Following on from this is flexibility and posture.  The lower back area and erector spinae can and should be included in any core work out, since the muscles here are also important for good posture and stability.  There is much that can be worked on at home, from basic stretches to using a good quality foam roller to perform myofascial release.  You can even combine this with your binge watching (I watched surely the entirely back catalogue of MacGyver while performing resistance band stretches and strength exercises on a sofa in Spain once released from hospital).  So why don't you do this, if you really want to do something while you are out of action?  Note, you do not have to; again, you can embrace the break from training, but it does not have to be the catastrophe you may believe it is.  As Eddie Jones, the England rugby union coach, is fond of saying, 'I can only control what I can control'.  So true, so believe it, internalise it and act upon it.  But this really does mean believe it and act on it, not just pay lip service to it.

While I do not think that I had a particularly special approach to injury or illness before my accident, it was balanced and healthy enough, certainly not a cause for mental implosion.  What has happened since has, though, given me something that frequently only people who have been through such an experience can really get, which is perspective.  It is easy to say this, but having lived it makes it easier to walk the talk. 

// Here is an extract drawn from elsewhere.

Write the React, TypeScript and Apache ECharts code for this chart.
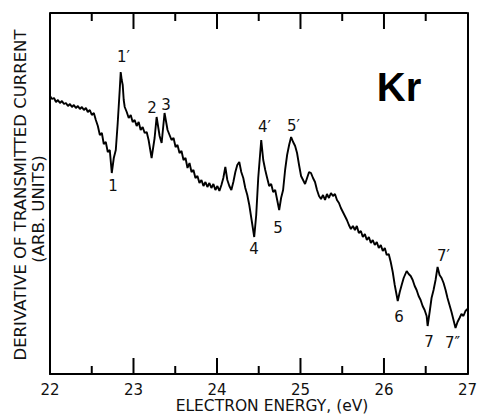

And I do not mean that only my particular situation provides the perspective.  My eyes are now more open and understanding of other people's unfortunate, horrible life situations in many other contexts away from sport.  This was a thought that the coach at the top of this article mooted, whether those who have been through some kind of adversity are mentally stronger and more able to cope with minor setbacks than others.  Having reflected on this, I think it must be true.  What I think is also true is that all of us have the capacity to cope with these setbacks (more) effectively and focus on the positives, what we can do and influence.  It just takes some knowing, doing and realisation, preferably without a horrible car accident or other catastrophe to discover this.  Work on it, find a mental approach, a thought process and associated behaviour that works for you and reap the rewards.  As a starting point, I recommend reading The Chimp Paradox by Dr Stephen Peters, the acclaimed sports psychiatrist.  Several of his ideas found their way into this article, and via others mentioned in it.  I think it helps, and while you are injured, you will have plenty of time to read it!

P.S.  And in case injury really does strike at just the worst possible moment, the climax of all your hard training, then you can do worse than follow the example of Derek Redmond in the 400m at the 1992 Barcelona Olympics.  Determination, courage and dignity; this is not failure.  Truly inspirational.  Everything you need is already inside you; you just need to find it.